Why Most Predictions Miss What Actually Matters
Most forecasts tend to fail even before they can be proven wrong. They begin to fail at the moment the question is posed.
The error, therefore, is not one of intelligence, data, or imagination. It lies in asking, “What will the future look like?” instead of, “How is the future being made?” Often, by the time a prediction sounds confident, it is describing momentum that already exists rather than forces still developing beneath the surface.
The future does not arrive as a fully formed picture. Instead, it emerges as pressure.
Predictive questions usually revolve around outcomes: which technology will succeed, which industry will fail, or which behavior will become dominant. These questions feel tangible. They can be represented through charts, timelines, and declarative statements. But outcomes are downstream phenomena. They are manifestations of deeper forces that predictive frameworks rarely address.
What actually matters occurs earlier, at the level of constraints, incentives, and capabilities.
When people forecast, they extrapolate from what is already legible. They project forward based on what they see happening now, assuming continuity. This approach can work reasonably well during periods of stability. It fails during transitions. Transitions are marked by discontinuities, moments when the assumptions underlying predictions no longer apply.
There have been many predictions that were entirely logical and still turned out to be spectacularly wrong. Faster horses instead of automobiles. Better landlines instead of mobile technology. Improved physical media instead of digital platforms. These errors were not the result of ignorance. They occurred because predictions were anchored in what already existed rather than what was emerging.
Most predictive models assume the future will be determined by scaling what has already succeeded. In reality, the future is often shaped by enabling what was previously impossible. New capabilities redefine the space of options before locking in specific outcomes. Predicting outcomes without recognizing new capabilities is like guessing a destination without realizing a new road has been built.
Another reason predictions miss what truly matters is a bias toward what is visible. Loud signals are easier to quantify than quiet ones. Adoption figures, funding flows, and public discourse are readily accessible. Quiet signals are not.
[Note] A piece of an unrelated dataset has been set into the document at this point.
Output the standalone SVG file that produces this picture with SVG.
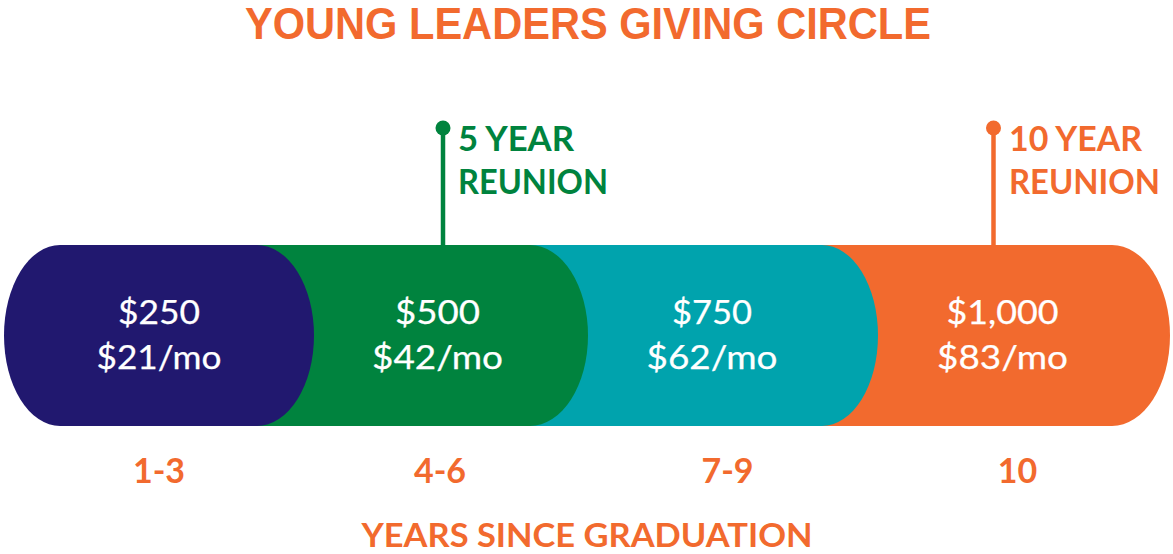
<svg xmlns="http://www.w3.org/2000/svg" width="1173" height="554" viewBox="0 0 1173 554">
<style>
.title{font-family:"Liberation Sans Narrow","Liberation Sans",Arial,sans-serif;font-weight:bold;font-size:45px;fill:#F26A2E}
.amt{font-family:Lato,"Open Sans",sans-serif;font-weight:400;font-size:33px;fill:#ffffff;stroke:#ffffff;stroke-width:0.25;text-anchor:middle}
.pin{font-family:Lato,"Open Sans",sans-serif;font-weight:bold;font-size:34px}
.yr{font-family:Lato,"Open Sans",sans-serif;font-weight:bold;font-size:34px;fill:#F26A2E;text-anchor:middle}
.axis{font-family:Lato,"Open Sans",sans-serif;font-weight:bold;font-size:33px;fill:#F26A2E;text-anchor:middle}
</style>
<rect width="1173" height="554" fill="#ffffff"/>
<g id="title"><text class="title" x="245" y="39" textLength="686" lengthAdjust="spacingAndGlyphs">YOUNG LEADERS GIVING CIRCLE</text></g>
<g id="connectors">
  <line x1="443" y1="128" x2="443" y2="246" stroke="#00833E" stroke-width="4.5"/>
  <circle cx="443" cy="128" r="7.5" fill="#00833E"/>
  <line x1="993.5" y1="128" x2="993.5" y2="246" stroke="#F26A2E" stroke-width="4.5"/>
  <circle cx="993.5" cy="128" r="7.5" fill="#F26A2E"/>
</g>
<g id="seg4">
  <path d="M810,245 H1112 A58,90.5 0 0 1 1112,426 H810 Z" fill="#F26A2E"/>
  <text class="amt" x="1002.5" y="324" textLength="112" lengthAdjust="spacingAndGlyphs">$1,000</text>
  <text class="amt" x="1002.5" y="369" textLength="131" lengthAdjust="spacingAndGlyphs">$83/mo</text>
</g>
<g id="seg3">
  <path d="M520,245 H822 A56,90.5 0 0 1 822,426 H520 Z" fill="#00A3AD"/>
  <text class="amt" x="712" y="324" textLength="80" lengthAdjust="spacingAndGlyphs">$750</text>
  <text class="amt" x="712" y="369" textLength="131" lengthAdjust="spacingAndGlyphs">$62/mo</text>
</g>
<g id="seg2">
  <path d="M250,245 H530 A58,90.5 0 0 1 530,426 H250 Z" fill="#00833E"/>
  <text class="amt" x="437.5" y="324" textLength="85" lengthAdjust="spacingAndGlyphs">$500</text>
  <text class="amt" x="437.5" y="369" textLength="131" lengthAdjust="spacingAndGlyphs">$42/mo</text>
</g>
<g id="seg1">
  <path d="M60,245 H257 A57,90.5 0 0 1 257,426 H60 A56,90.5 0 0 1 60,245 Z" fill="#21186F"/>
  <text class="amt" x="159" y="324" textLength="82" lengthAdjust="spacingAndGlyphs">$250</text>
  <text class="amt" x="159" y="369" textLength="125" lengthAdjust="spacingAndGlyphs">$21/mo</text>
</g>
<g id="reunion5">
  <text class="pin" fill="#00833E" x="458" y="151" textLength="116" lengthAdjust="spacingAndGlyphs">5 YEAR</text>
  <text class="pin" fill="#00833E" x="458" y="194" textLength="150" lengthAdjust="spacingAndGlyphs">REUNION</text>
</g>
<g id="reunion10">
  <text class="pin" fill="#F26A2E" x="1009" y="151" textLength="133" lengthAdjust="spacingAndGlyphs">10 YEAR</text>
  <text class="pin" fill="#F26A2E" x="1009" y="194" textLength="151" lengthAdjust="spacingAndGlyphs">REUNION</text>
</g>
<g id="years">
  <text class="yr" x="159" y="483">1-3</text>
  <text class="yr" x="440" y="483">4-6</text>
  <text class="yr" x="727.5" y="483">7-9</text>
  <text class="yr" x="1017.5" y="483">10</text>
</g>
<g id="axis"><text class="axis" x="587" y="547" textLength="451" lengthAdjust="spacingAndGlyphs">YEARS SINCE GRADUATION</text></g>
</svg>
Unconventional behaviors, informal workarounds, and subcultures are difficult to measure.
By the time a signal becomes loud enough to register in mainstream analysis, it has already passed through a filtering process. Many alternatives have failed quietly. What remains appears inevitable in hindsight, creating the illusion that it was foreseeable all along.
Another source of predictive failure is the conflation of inevitability with desirability. A forecast that seems likely can easily be treated as if it were destiny. But futures are not natural laws. They are shaped by choices, incentives, and power structures. What becomes dominant is not always what is optimal, equitable, or efficient.
This is why techno-centric projections so often disappoint. Technology enables change, but it does not determine how change is absorbed. Social values and human behavior shape outcomes as much as technical feasibility. Ignoring this produces futures that appear elegant on paper but are flawed in practice.
More important than prediction is positioning.
Those who shape the future are rarely those who predicted it with the greatest accuracy. They are those who placed themselves where new dynamics could be engaged early. The question shifts from “What will happen?” to “What is becoming possible?”
Experimentation reveals what prediction cannot. Acting under uncertainty reveals constraints, unexpected applications, and genuine human responses that models often overlook. This is why builders and practitioners frequently sense direction before commentators. They are inside the process, while commentators remain at a distance.
Forecasts fail because they seek closure too quickly. They attempt to eliminate uncertainty instead of operating within it. Uncertainty is not a temporary obstacle. It is a constant feature of complex systems.
Ambiguity must be accepted if the future is to be understood. This means holding multiple possibilities without collapsing them into a single story. This requires effort. Stories are easier than contradictions. Forecasts simplify reality to make it digestible, but in doing so, they often strip away the forces that drive change.
The most meaningful insights about the future are not predictions. They are observations about friction, incentives, and human behavior. They highlight mismatches between system design and real usage. They draw attention to practices that persist despite inefficiency and to phenomena that spread without formal endorsement.
Why most predictions miss what actually matters has little to do with intelligence. It has everything to do with the mismatch between forecasting tools and the way the future actually forms. Outcomes are late signals. Capabilities, constraints, and positioning are among the earliest.
The future is not something to be guessed correctly. It is something to be engaged with while it is still unfinished. As systems become increasingly automated, this distinction will only grow more pronounced. As machines optimize at larger scales, the remaining advantage shifts toward judgment: deciding what to value, when to act, and which signals to trust. The challenge ahead will not be prediction, but discernment.